77 At that point the accused's brother indicated that he wished to stay in the house and not to leave with the other family members. Detective Day asked one of the officers to search the brother who said, "You just searched me, mate, I've been sitting in the same spot." (He, in fact, had been searched earlier in the bedroom).

78 Notwithstanding, the relevant police officer briefly searched the brother a second time.

79 There was then discussion whether the family members who wanted to leave, could leave. Detective Day indicated that once everyone's details had been given to the police, they could go. He said:

          “We need to obtain all the details of everyone that was here. A Commonwealth warrant entitles us to do that, okay, so I just need full names, okay, of who was here, that's all I'm asking.”

80 (Strictly speaking, the warrant did not appear to confer this entitlement on the police executing the warrant, but I do not consider this a major breach of proper process).

81 The accused then asked Detective Day, in relation to the search warrant:

          “How am I supposed to read this thing and I can't turn it with my fingers?”

82 Detective Day asked the accused to sit down and indicated that he would turn each page for him so that the accused could read the warrant. The accused appeared to become disinterested in pursuing this process and then proceeded a short time later to engage in further abuse of the police officers. The following exchange occurred in relation to a female officer:

          “ OJ: Having a fun time, you little slut.

          SD: Omer, there's really no need for that sort of language.

          OJ: Shut up, don't even...

          SD: No, don't tell me.

          OJ: Shut up. You want to come to my house and do this.

          SD: I'm asking you not...

          OJ: You want to come into my house and do this.

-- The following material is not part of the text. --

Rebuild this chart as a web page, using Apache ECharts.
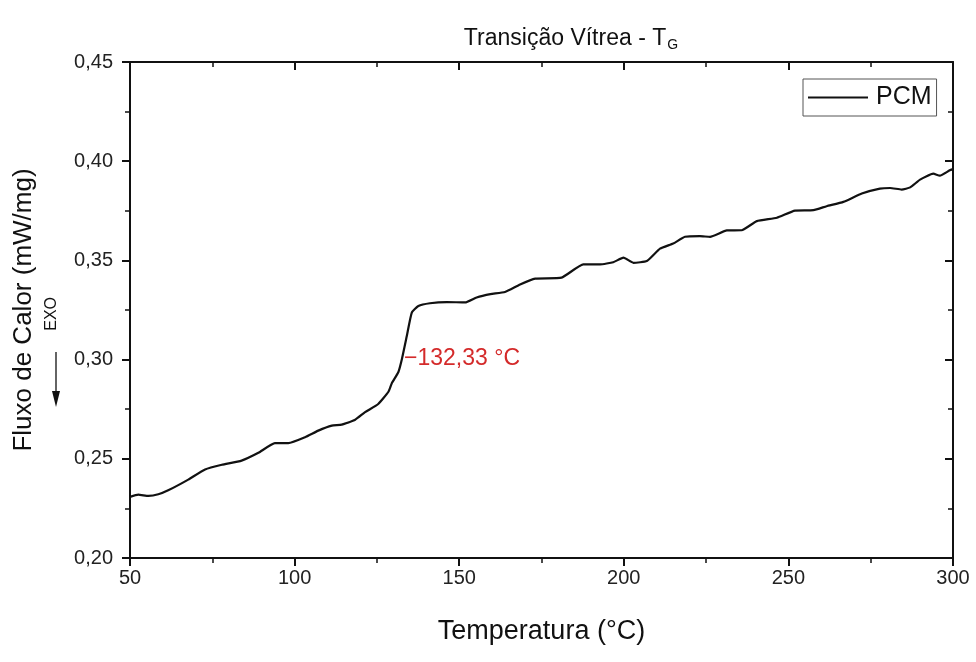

          SD: ...to speak to a lady like that.

          OJ: You want into my house and do this shit.

          SD: I am in your house.

          OJ: Oh you fuckin', you're a rat.

          SD: If you've got any problems aim at me not the women.

          OJ: Shut up, man, just shut up.”

83 The police were then engaged in taking photographs of the rooms prior to the video camera recording of the actual search. During this process Detective Day offered to turn the next page of the warrant for the accused to read. The accused appeared disinterested in the process. The following exchange occurred:

          “How do I know if these poofs are not plantin' stuff in my house. Are they gonna take, er, are they going to video camera with them?
          TL: That's why we are photographing all the rooms.

          OJ: Yeah? You can't just slip something under the bed or something before you photograph it.

          TL: We're photographing all the rooms, Omer...if you've got any questions in that regard I suggest Inspector Glinn might be the one to refer them to.”

84 The accused did not raise any questions with, or make any complaints in that regard to Inspector Glinn. Shortly afterwards Detective Day indicated that the process of searching the house one room at a time was shortly to commence. The accused said that he wanted to be present "Everywhere youse go". Detective Day agreed to this and the video camera processing of the search of each room then commenced with the accused present.

85 During the search of one of the rooms, the accused became abusive once more. The following is recorded at transcript 18 to 19:

          “ TL: Omer, take your foot off the door, alright, okay. [BANGING NOISE] If you inhibit the execution of this warrant you will be charged in relation to it, do you understand that?

          OJ: (ind) charged. I don't want to listen to your voice.

          TL: Alright, I'm just telling you what is gonna happen.

          OJ: I don't want to listen to your voice.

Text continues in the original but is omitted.